NetBackup Clustered Master Server with catalog replication
NetBackup supports clustering of the master servers using the following clustering technologies:
- Microsoft Cluster Server
- Veritas Cluster Server on Windows 2003, 2008, 2008R2
- Veritas Cluster Server on UNIX/Linux
- HP Service Guard
The NetBackup master server nodes on both the sites must be configured as clustered master servers, although they can be single node clusters on each site.The NetBackup master server can only run on one node of the cluster at any one time. In a replicated environment, the cluster members at both sites effectively form a single cluster.
NetBackup supports max 4 nodes per Clustered Master Server so there are possible below cases:
- Single node cluster at both sites - this configuration requires two nodes—one node at each site.
- Dual node on primary site and single node on secondary site - this configurations requires three nodes - two nodes at primary site, one node at secondary site.
- Dual nodes at both sites - this configuration requires 4 nodes - two nodes at each site.
The catalog replication can be done via e.g. mirroring, synchronized array-based replication (Stretched SAN), Veritas Volume Replicator (VVR).
NetBackup Non-Clustered Master Server with catalog replication
NetBackup supports to be installed as Non-Clustered Master Servers with catalog replication done via 3rd solution (e.g. synchronized array-based replication). In practical, there are two master servers, one of each sites but only one is active and there is configured the catalog replication to the second site. NetBackup Master Server installation is done on virtual host name so it is required to create a DNS alias name for the Master Server.

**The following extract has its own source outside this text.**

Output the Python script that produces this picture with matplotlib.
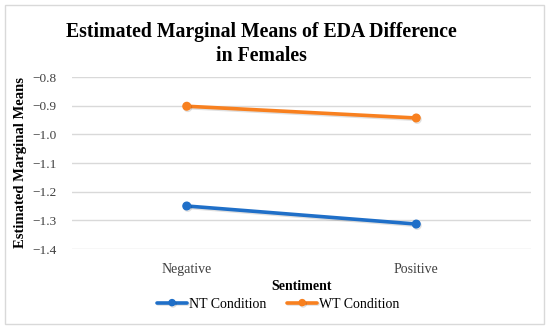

The DNS alias name ensures a failover to the secondary master server.
NetBackup Master Server as a virtual machine secured by VMware DR solutions
Recently, more customer have implemented virtualized Master Server on VMware. This is a very useful option because you can secure NetBackup VM using VMware High Availability HA and Site Recovery Manager.
VMware High Availability (HA) monitors ESXi hosts and/or VMs and automatically restarts failed NetBackup Master Server VM on other ESXi hosts when a server failure is detected as well as automatically restarting virtual machines when an operating system failure is detected. So the NetBackup Master Server VM can be up and running again in just the time that it takes them to reboot.
Site Recovery Manager (SRM) is used to failover VMs to the secondary site incase primary site goes down. SRM uses array-based replication or vSphere replication (replication by ESXi hosts).
NetBackup Master Server Standby
Symantec supports to have a Master Server in a "cold stand-by" state. This is a NetBackup Master Server which is installed and configured with exactly similar configuration (hostname, IP, hardware, NBU version) as "Active Master Server" but will always remain shutdown unless required to power on. You do not need an additional license.
You need to transfer backup images (clients backups and NetBackup catalog backups.) to the second site (generally tapes).
This is the cheapest DR for a small NetBackup environments (one master/media server), active/passive sites and often used when there are not available below solutions:
- Streched SAN
- Array-based replication, AIR or VVR
- Stretched LAN or good WAN
When you need to failover to the second site, you need to run a standard Catalog recovery from tape at the secondary site.
NetBackup Media Server reinstalled as a Master Server
It is possible to use one Media Server at DR site, re-install it as a Master Server and restore Catalog. This is a time consuming process because you need to uninstall NetBackup Media Server binaries and install it again as Master Server. Practically, Master and Media Server have the same binaries (and it is possible to "convert" master as a media only...) but the officially supported way is reinstallation.
There is a one requirement - you need able to use the same Master Server hostname in DR. I have had a situation when my customer could not use the same hostname because security policies. Simply put: the hostname has been specific for site and hardware.
NetBackup DR possibilites - comparison
DR Solution | Requirements | Pros | Cons |
---|---|---|---|
Full Catalog Restore | - Catalog backup needs to be transfered via replication or off-site vault - the same Master Server hostname needs to be used in DR site | - good for small, single NBU domain environment | - RTO depends on size of Catalog - procedure: manual failover |
Partial Catalog Restore | - Catalog backup needs to be transfered via replication or off-site vault | - good for multiple NBU domains | - RTO depends on size of Catalog |
Clustered Master Server | - special Windows Edition with clustering supports (e.g. Windows Enterprise 2008 or 2012 Standard) or Veritas Cluster Server - Stretched SAN or VVR | - good RTO and RPO - easy failover and maintenance (e.g. site) | - expensive: infrastructure and software |
Non-Clustered Master Server | - 3rd replication (array-based, VVR) - DNS alias name | - costs (no additional license required e.g. clustering) - good RTO and RPO | - procedure: manual failover |
Master - Cold Stand-by | - the NBU server (idle) with the same hostname etc at the secondary site | - good for active/passive sites - no additional NetBackup license required | - RTO depends on size of Catalog - manual failover via Catalog restore - wasting hardware (server) |
Media Server in DR reinstalled as Master Server | - the same Master Server hostname needs to be used in DR site | - good for single NBU domain environment | - low RTO, depends on speed of reinstall and reconfigure Media Server as Master Server; size of Catalog (restore) - procedure: manual |
Conclusion
As I described above, there are some ways to implement a DR for NetBackup Master Server. The best solution should be planned based on:
- Budget 😉
- Recovery Time Objective (RTO) and Recovery Point Objective (RPO) requirements
- Type of NetBackup domain: single or multiple
It is not a seldom situation when Disaster Recovery Plan (DRP) for NetBackup has to be changed. Example, my customer wanted to migrate standalone Master Server to the cluster (clustering a standalone Master Server) to having an easier failover between sites, better RTO and RPO. This is also possible but it can be done only using NetBackup Catalog Manipulation services with assistance of Authorized Consultant.